Editor’s Note: Last week’s discussion about Progressive libertarians sparked some more comments and notes. You can read the previous conversations between Ken Farber and Spot-on editor Chris Nolan here and here.

Here’s the latest mail. First Sue Harris from Lake Forest, CA has some comments about the “good intentions” aspect that Nolan says is a part of the Progressive libertarian movement:

As a previously bleeding heart liberal, now a firm traditionalist, the past forty years or so have shown me that the road to hell is paved with good intentions. Good intentions are great, but not when the execution of good intentions go awry. America spends more dollars today to assuage old human problems and yet these old problems don’t change, and for 95% of humans nothing has changed at all for thousands of years.

But what really scares me is when people with good intentions believe they should work to change society to fit their “good intentions”. First we must examine any good intention within the framework of human frailties, greed, ignorance and hate. Human society’s dilemma is: whose” intentions will hold sway. Today, again, we have become aware of factions within humanity who feel so strongly that we must adhere to their belief system, whether Christian, Jewish, Islamic, Hindu or secular that we are all in peril.
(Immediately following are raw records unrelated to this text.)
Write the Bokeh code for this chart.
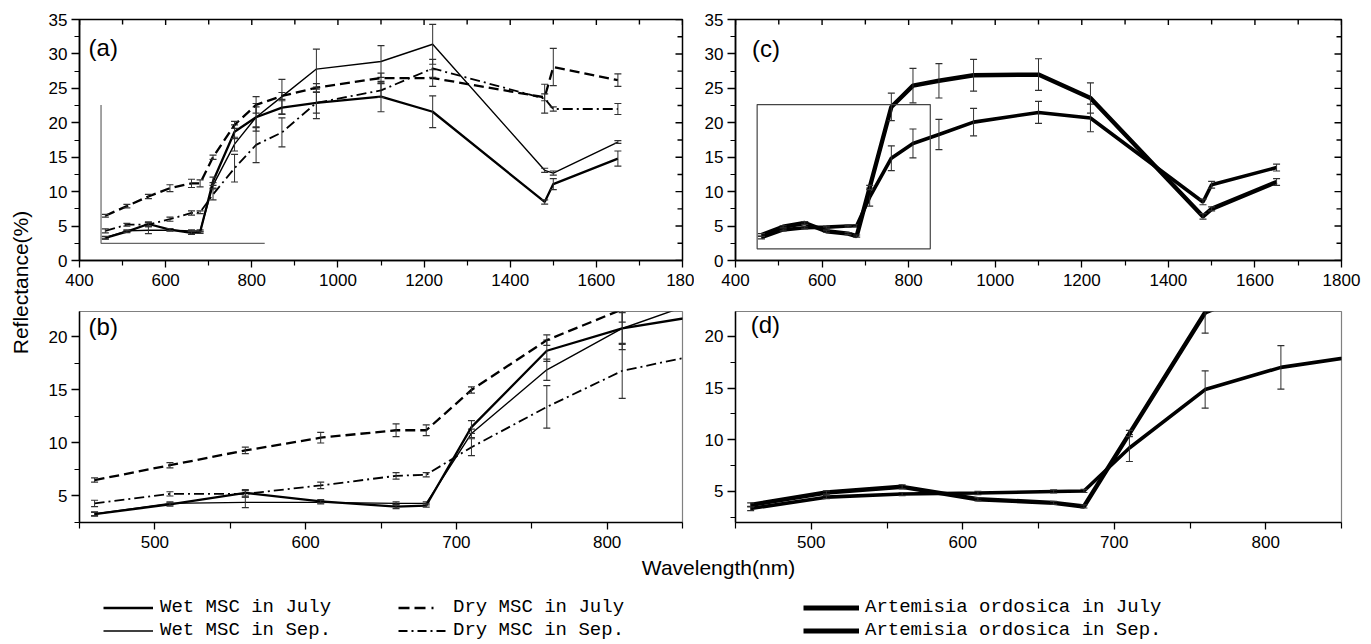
import math
from bokeh.plotting import figure
from bokeh.models import (Range1d, LinearAxis, FixedTicker, Label, Legend,
                          LegendItem, BoxAnnotation)
from bokeh.layouts import row, column
from bokeh.embed import file_html
from bokeh.resources import INLINE

# ---------------- data ----------------
wavelength = [460, 510, 560, 610, 660, 680, 710, 760, 810, 870, 950, 1100, 1220, 1480, 1500, 1650]

wet_july = [3.3, 4.2, 5.3, 4.5, 4.0, 4.1, 11.5, 18.7, 20.8, 22.2, 22.9, 23.8, 21.6, 8.5, 11.1, 14.8]
wet_july_err = [0.2, 0.15, 0.3, 0.15, 0.2, 0.15, 0.6, 1.0, 1.5, 1.0, 1.5, 2.2, 2.3, 0.3, 0.8, 1.1]
wet_sep = [3.3, 4.3, 4.4, 4.4, 4.3, 4.3, 10.9, 16.9, 20.8, 23.8, 27.8, 28.9, 31.4, 13.1, 12.7, 17.2]
wet_sep_err = [0.15, 0.15, 0.5, 0.15, 0.15, 0.15, 0.4, 1.0, 2.0, 2.5, 2.9, 2.3, 2.9, 0.3, 0.3, 0.2]
dry_july = [6.5, 7.9, 9.3, 10.5, 11.2, 11.2, 15.0, 19.7, 22.6, 23.9, 25.1, 26.5, 26.5, 23.7, 28.1, 26.2]
dry_july_err = [0.2, 0.25, 0.3, 0.5, 0.6, 0.5, 0.3, 0.5, 1.2, 0.5, 0.6, 0.7, 1.2, 0.5, 2.7, 0.9]
dry_sep = [4.3, 5.2, 5.2, 6.0, 6.9, 7.0, 9.6, 13.4, 16.8, 18.6, 22.9, 24.7, 27.9, 23.5, 22.0, 22.0]
dry_sep_err = [0.3, 0.2, 0.3, 0.3, 0.3, 0.2, 0.8, 2.0, 2.6, 2.1, 2.3, 1.0, 1.3, 2.1, 0.3, 0.8]

art_july = [3.7, 4.9, 5.45, 4.25, 3.9, 3.55, 10.6, 22.3, 25.4, 26.1, 26.9, 27.0, 23.6, 6.4, 7.5, 11.4]
art_july_err = [0.2, 0.15, 0.2, 0.15, 0.15, 0.15, 0.3, 2.0, 2.5, 2.5, 2.3, 2.3, 2.2, 0.4, 0.3, 0.5]
art_sep = [3.35, 4.45, 4.75, 4.85, 5.0, 5.05, 9.2, 14.85, 17.0, 18.3, 20.1, 21.5, 20.7, 8.5, 11.0, 13.5]
art_sep_err = [0.2, 0.15, 0.15, 0.15, 0.15, 0.15, 1.3, 1.8, 2.1, 2.2, 2.0, 1.6, 2.0, 0.4, 0.5, 0.5]

labels_legend = ["Wet MSC in July", "Wet MSC in Sep.", "Dry MSC in July", "Dry MSC in Sep.",
                 "Artemisia ordosica in July", "Artemisia ordosica in Sep."]

full_x_ticks = [400, 600, 800, 1000, 1200, 1400, 1600, 1800]
full_x_minor = [500, 700, 900, 1100, 1300, 1500, 1700]
full_y_ticks = [0, 5, 10, 15, 20, 25, 30, 35]
full_y_minor = [2.5, 7.5, 12.5, 17.5, 22.5, 27.5, 32.5]
zoom_x_ticks = [500, 600, 700, 800]
zoom_x_minor = [450, 550, 650, 750, 850]
zoom_y_ticks = [5, 10, 15, 20]
zoom_y_minor = [2.5, 7.5, 12.5, 17.5, 22.5]

# zoom boxes drawn in the full-range panels
inset_a = (450, 830, 2.5, 22.6)
inset_c = (450, 850, 1.7, 22.65)

FONT = "Liberation Sans"
TICK_SIZE = "17px"


def style_axis(ax, tick_out, minor_out):
    ax.axis_line_color = "black"
    ax.axis_line_width = 1.5
    ax.major_tick_line_color = "black"
    ax.major_tick_line_width = 1.3
    ax.minor_tick_line_color = "black"
    ax.minor_tick_line_width = 1.2
    ax.major_tick_out = tick_out
    ax.major_tick_in = 0
    ax.minor_tick_out = minor_out
    ax.minor_tick_in = 0
    ax.major_label_text_font = FONT
    ax.major_label_text_font_size = TICK_SIZE
    ax.major_label_text_color = "black"


def make_panel(width, height, xr, yr, xt, xm, yt, ym, borders, mirror, outline, overrides=None):
    bl, br, bt, bb = borders
    p = figure(width=width, height=height, x_range=Range1d(*xr), y_range=Range1d(*yr),
               toolbar_location=None, output_backend="svg",
               x_axis_type=None, y_axis_type=None,
               min_border_left=bl, min_border_right=br,
               min_border_top=bt, min_border_bottom=bb)
    p.background_fill_color = "white"
    p.border_fill_color = "white"
    p.outline_line_color = outline
    p.outline_line_width = 1.5 if mirror else 1.2
    xa = LinearAxis(ticker=FixedTicker(ticks=xt, minor_ticks=xm))
    style_axis(xa, 7, 5 if mirror else 6)
    xa.major_label_standoff = 6
    if overrides:
        xa.major_label_overrides = overrides
    p.add_layout(xa, "below")
    ya = LinearAxis(ticker=FixedTicker(ticks=yt, minor_ticks=ym))
    style_axis(ya, 8, 5)
    ya.major_label_standoff = 4
    p.add_layout(ya, "left")
    if mirror:
        # inward ticks on the top and right frame edges (half of each dash is clipped by the frame)
        top, right = yr[1], xr[1]
        for ticks, size in ((xt, 11), (xm, 10)):
            p.scatter(x=ticks, y=[top] * len(ticks), marker="dash", angle=math.pi / 2,
                      size=size, line_color="black", line_width=1.4)
        for ticks, size in ((yt, 14), (ym, 10)):
            p.scatter(x=[right] * len(ticks), y=ticks, marker="dash",
                      size=size, line_color="black", line_width=1.4)
    return p


def add_series(p, y, err, width, dash="solid"):
    p.line(wavelength, y, line_color="black", line_width=width, line_dash=dash)
    lo = [v - e for v, e in zip(y, err)]
    hi = [v + e for v, e in zip(y, err)]
    p.segment(x0=wavelength, y0=lo, x1=wavelength, y1=hi, line_color="#303030", line_width=1)
    p.scatter(x=wavelength, y=hi, marker="dash", size=7, line_color="#303030", line_width=1.2)
    p.scatter(x=wavelength, y=lo, marker="dash", size=7, line_color="#303030", line_width=1.2)


def add_msc(p):
    add_series(p, wet_sep, wet_sep_err, 1.4)
    add_series(p, wet_july, wet_july_err, 2.3)
    add_series(p, dry_july, dry_july_err, 2.3, "10 5")
    add_series(p, dry_sep, dry_sep_err, 1.8, "10 4 2 4")


def add_art(p):
    add_series(p, art_sep, art_sep_err, 3.6)
    add_series(p, art_july, art_july_err, 4.4)


def panel_label(p, text, x, y):
    p.add_layout(Label(x=x, y=y, text=text, text_font=FONT, text_font_size="24px",
                       text_align="left", text_baseline="middle", text_color="black"))


# ---------------- panels ----------------
TOP_H, BOT_H = 295, 260
pa = make_panel(656, TOP_H, (400, 1800), (0, 35), full_x_ticks, full_x_minor,
                full_y_ticks, full_y_minor, (41, 12, 19, 35), True, "black",
                overrides={1800: "180"})
add_msc(pa)
pa.line([inset_a[0], inset_a[0], inset_a[1]], [inset_a[3], inset_a[2], inset_a[2]],
        line_color="#666666", line_width=1.2)
panel_label(pa, "(a)", 421, 31.0)

pc = make_panel(669, TOP_H, (400, 1800), (0, 35), full_x_ticks, full_x_minor,
                full_y_ticks, full_y_minor, (41, 22, 19, 35), True, "black")
add_art(pc)
pc.add_layout(BoxAnnotation(left=inset_c[0], right=inset_c[1], bottom=inset_c[2], top=inset_c[3],
                            fill_color=None, fill_alpha=0, line_color="#444444",
                            line_alpha=1.0, line_width=1.2))
panel_label(pc, "(c)", 438, 30.8)

pb = make_panel(656, BOT_H, (450, 850), (2.5, 22.4), zoom_x_ticks, zoom_x_minor,
                zoom_y_ticks, zoom_y_minor, (41, 12, 16, 33), False, "#808080")
add_msc(pb)
panel_label(pb, "(b)", 456, 21.0)

pd = make_panel(669, BOT_H, (450, 850), (2.0, 22.4), zoom_x_ticks, zoom_x_minor,
                zoom_y_ticks, zoom_y_minor, (41, 22, 16, 33), False, "#808080")
add_art(pd)
panel_label(pd, "(d)", 460, 21.1)

# ---------------- y label column ----------------
YL_W = 38
py = figure(width=YL_W, height=TOP_H + BOT_H, x_range=Range1d(0, YL_W),
            y_range=Range1d(0, TOP_H + BOT_H), toolbar_location=None, output_backend="svg",
            x_axis_type=None, y_axis_type=None, min_border=0)
py.outline_line_color = None
py.add_layout(Label(x=20, y=273, text="Reflectance(%)", angle=math.pi / 2,
                    text_align="center", text_baseline="middle",
                    text_font=FONT, text_font_size="21px", text_color="black"))

# ---------------- legend strip ----------------
LEG_W, LEG_H = 1363, 87
pl = figure(width=LEG_W, height=LEG_H, x_range=Range1d(0, LEG_W), y_range=Range1d(0, LEG_H),
            toolbar_location=None, output_backend="svg",
            x_axis_type=None, y_axis_type=None, min_border=0)
pl.outline_line_color = None
pl.add_layout(Label(x=718, y=LEG_H - 12, text="Wavelength(nm)", text_align="center",
                    text_baseline="middle", text_font=FONT, text_font_size="21px",
                    text_color="black"))

# hidden stand-in renderers (outside the visible range) that give the legend its line styles
hx, hy = [-20, -10], [-20, -20]
r_wj = pl.line(x=hx, y=hy, line_color="black", line_width=2.4)
r_ws = pl.line(x=hx, y=hy, line_color="black", line_width=1.6)
r_dj = pl.line(x=hx, y=hy, line_color="black", line_width=2.4, line_dash="11 5 11 6 2 20")
r_ds = pl.line(x=hx, y=hy, line_color="black", line_width=1.8, line_dash="9 4 2 4")
r_aj = pl.line(x=hx, y=hy, line_color="black", line_width=5)
r_as = pl.line(x=hx, y=hy, line_color="black", line_width=5)


def make_legend(items, x, gw, standoff):
    lg = Legend(items=[LegendItem(label=t, renderers=[r]) for t, r in items],
                location=(x, 1), orientation="vertical", padding=0, margin=0, spacing=1,
                glyph_width=gw, glyph_height=21, label_height=21, label_standoff=standoff,
                label_text_font="Liberation Mono", label_text_font_size="19px",
                label_text_color="black", border_line_color=None,
                background_fill_alpha=0)
    pl.add_layout(lg)


make_legend([(labels_legend[0], r_wj), (labels_legend[1], r_ws)], 103, 50, 7)
make_legend([(labels_legend[2], r_dj), (labels_legend[3], r_ds)], 398, 48, 7)
make_legend([(labels_legend[4], r_aj), (labels_legend[5], r_as)], 803, 56, 6)

layout = column(row(py, column(row(pa, pc), row(pb, pd))), pl)

open("out.html", "w").write(file_html(layout, INLINE))
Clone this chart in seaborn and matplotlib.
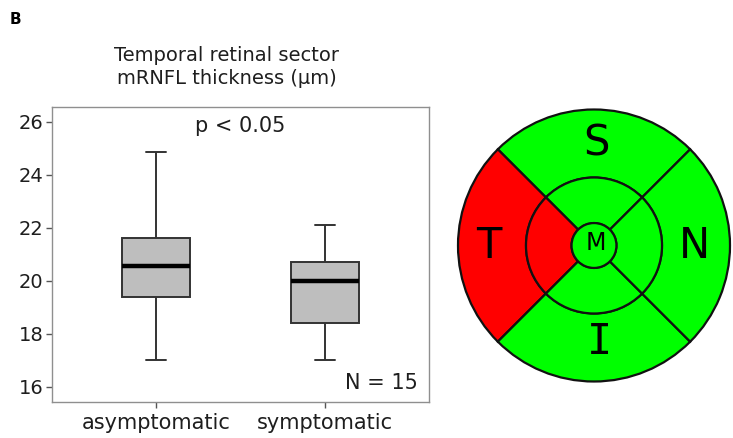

Yes, people should be accorded decent living conditions but how do we define decent around the world. My definition of “decent” is mightily different than the current Islamofacists would allow. The question seems to me to be: how do we get rid of evil in all its manifestations in order to achieve anything good?

And Keith Mitchell in Indianapolis, IN., has a few thoughts about the tone political conversations can take. His remarks are in line with the thinking of other Progressive libertarians:

I do find that the somewhat condescending tone of these pieces gets in the way of trying to win over peoples “hearts and minds.” Here are two recent
pieces which dive into this subject, here and here. If you are trying to win peoples support of your ideas, bashing them, or the people they’ve allied themselves with (for political expediency) isn’t wise thing. We could do with a lot less mud slinging, and a good deal more discussion about what we have in common, and what separates us.

What is needed in these times is a political party (the organism which gets people elected) that can get past the name calling and old ideas, and get to
actually governing the country. Unfortunately, as soon as a person is elected, they are more or less beholden to the party to keep them there. Each party has its special interests, whether it is corporate leaders or union leaders, those interests are now getting in the way of actual governance.

So, what are we left with? I consider myself a classic liberal, and those values are what I seek to conserve and protect. Now, if you want labels, I am a fiscally conservative, small-government, social libertarian. Neo-libertarianism comes closest to describing my political philosophy but isn’t anywhere near complete.

I would bet (heavily) that we could personally come to agreement on many issues. But, if we were to go strictly by the labels we put on ourselves, or each other, and the stereotypes that go along with them, we would not find agreement on much.